The other group I knew came next, Mamie Minch and Tamar Korn. When Mamie is solo it's primarily blues, great blues, as good as it gets blues; with Tamar it's everything. Theatric is a word that comes to mind. They resurrect old songs and write new ones that sound like they were from the 20s and 30s. They have a great and humorous chemistry. It's only my second time seeing them as a duo and I need to see more. I need to see Tamar solo or with her band Brain Cloud. Have I seen Brain Cloud? Maybe I have. I just remember loving Tamar. They were on after Mamie & Tamar but if I stayed for that I'd never get home.

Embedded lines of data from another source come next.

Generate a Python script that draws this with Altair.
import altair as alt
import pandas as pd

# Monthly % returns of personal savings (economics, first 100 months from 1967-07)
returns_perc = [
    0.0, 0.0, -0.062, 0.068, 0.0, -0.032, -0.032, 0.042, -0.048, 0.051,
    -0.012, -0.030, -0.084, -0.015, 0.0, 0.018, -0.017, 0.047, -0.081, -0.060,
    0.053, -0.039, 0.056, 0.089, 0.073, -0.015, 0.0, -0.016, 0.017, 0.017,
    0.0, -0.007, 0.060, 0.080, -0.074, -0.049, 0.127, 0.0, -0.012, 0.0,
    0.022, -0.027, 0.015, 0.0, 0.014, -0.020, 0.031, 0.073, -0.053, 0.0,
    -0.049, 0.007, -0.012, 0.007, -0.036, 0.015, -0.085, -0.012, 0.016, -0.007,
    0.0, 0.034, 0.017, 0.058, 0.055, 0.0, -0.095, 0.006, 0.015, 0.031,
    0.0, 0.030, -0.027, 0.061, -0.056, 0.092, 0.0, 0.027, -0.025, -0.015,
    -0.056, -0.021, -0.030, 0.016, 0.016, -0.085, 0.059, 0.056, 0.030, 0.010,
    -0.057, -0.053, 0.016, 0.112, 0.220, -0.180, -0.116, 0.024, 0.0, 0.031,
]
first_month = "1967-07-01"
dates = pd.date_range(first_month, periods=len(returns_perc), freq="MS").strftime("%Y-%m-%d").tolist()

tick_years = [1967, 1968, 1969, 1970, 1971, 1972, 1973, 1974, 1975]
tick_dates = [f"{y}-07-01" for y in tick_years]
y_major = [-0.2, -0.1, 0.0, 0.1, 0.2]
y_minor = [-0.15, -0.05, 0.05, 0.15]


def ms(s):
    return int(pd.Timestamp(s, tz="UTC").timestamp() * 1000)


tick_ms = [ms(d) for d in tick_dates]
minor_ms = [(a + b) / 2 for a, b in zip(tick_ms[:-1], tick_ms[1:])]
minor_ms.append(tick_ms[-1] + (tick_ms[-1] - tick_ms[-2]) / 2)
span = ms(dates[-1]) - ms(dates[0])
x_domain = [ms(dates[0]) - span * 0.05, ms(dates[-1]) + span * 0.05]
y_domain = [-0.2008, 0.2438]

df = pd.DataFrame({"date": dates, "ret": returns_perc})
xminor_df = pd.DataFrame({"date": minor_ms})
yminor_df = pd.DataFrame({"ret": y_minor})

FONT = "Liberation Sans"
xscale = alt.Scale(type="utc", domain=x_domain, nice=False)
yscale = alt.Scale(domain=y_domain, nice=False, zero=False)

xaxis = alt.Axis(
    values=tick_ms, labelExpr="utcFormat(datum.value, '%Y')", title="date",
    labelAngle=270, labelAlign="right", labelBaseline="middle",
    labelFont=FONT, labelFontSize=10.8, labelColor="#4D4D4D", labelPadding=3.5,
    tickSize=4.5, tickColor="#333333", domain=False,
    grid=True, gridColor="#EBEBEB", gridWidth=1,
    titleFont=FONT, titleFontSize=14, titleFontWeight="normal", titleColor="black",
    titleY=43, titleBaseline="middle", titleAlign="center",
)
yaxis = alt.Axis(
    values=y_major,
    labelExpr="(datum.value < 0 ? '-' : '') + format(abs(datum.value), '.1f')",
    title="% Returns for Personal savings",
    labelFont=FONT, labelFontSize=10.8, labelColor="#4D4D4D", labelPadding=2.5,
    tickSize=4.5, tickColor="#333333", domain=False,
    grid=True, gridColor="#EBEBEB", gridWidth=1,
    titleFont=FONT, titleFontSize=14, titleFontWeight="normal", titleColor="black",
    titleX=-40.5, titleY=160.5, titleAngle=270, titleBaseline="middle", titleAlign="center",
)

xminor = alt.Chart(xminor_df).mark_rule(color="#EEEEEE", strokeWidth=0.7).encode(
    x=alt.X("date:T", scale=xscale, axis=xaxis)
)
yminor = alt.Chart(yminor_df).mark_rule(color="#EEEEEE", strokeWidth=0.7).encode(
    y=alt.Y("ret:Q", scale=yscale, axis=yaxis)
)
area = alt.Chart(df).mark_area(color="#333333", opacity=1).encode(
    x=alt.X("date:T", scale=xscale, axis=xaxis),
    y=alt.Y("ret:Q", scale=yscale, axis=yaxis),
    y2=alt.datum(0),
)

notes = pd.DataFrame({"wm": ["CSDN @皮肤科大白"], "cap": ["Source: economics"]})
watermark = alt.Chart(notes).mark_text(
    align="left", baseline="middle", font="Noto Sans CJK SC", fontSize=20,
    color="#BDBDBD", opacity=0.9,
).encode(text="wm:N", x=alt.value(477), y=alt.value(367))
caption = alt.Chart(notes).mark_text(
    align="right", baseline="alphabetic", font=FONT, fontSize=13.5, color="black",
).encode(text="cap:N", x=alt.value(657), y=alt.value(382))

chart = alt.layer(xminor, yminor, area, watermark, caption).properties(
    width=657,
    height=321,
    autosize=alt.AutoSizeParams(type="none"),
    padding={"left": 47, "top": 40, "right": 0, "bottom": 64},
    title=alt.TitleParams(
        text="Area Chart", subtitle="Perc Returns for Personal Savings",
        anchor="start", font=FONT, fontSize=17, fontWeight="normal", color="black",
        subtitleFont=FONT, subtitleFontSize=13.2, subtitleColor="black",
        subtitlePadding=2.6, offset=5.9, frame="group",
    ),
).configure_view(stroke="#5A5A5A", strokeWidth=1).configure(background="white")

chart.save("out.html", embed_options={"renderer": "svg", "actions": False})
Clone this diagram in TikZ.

I would have liked to have stayed and spoken a bit with Mamie and Tamar but looking at my phone I saw there was a bus on the way and they don't run frequently. I made it to the stop with only a few minutes to spare. I took the bus to Borough Hall to the to the to the last stop, Pelham Bay Park. By then it was more than an hour after the last bus to City Island left so I took a cab. Jane said I should call her and she'd give me a ride but she goes to sleep early. I didn't have the heart to do that. The City Island cabbies walked straight out of an old New York movie. They are for the most part natives of the Bronx and want to talk with you as they drive. That's fun. Last night I didn't feel like talking but he drew me out.
Tonight Jane, Bernie, and I are going to Common Ground Coffeehouse to see Eef Barzalay with special guest Bay Uno. No those are not typos. I never heard of them but if they are good enough for Carter they are good enough to check out.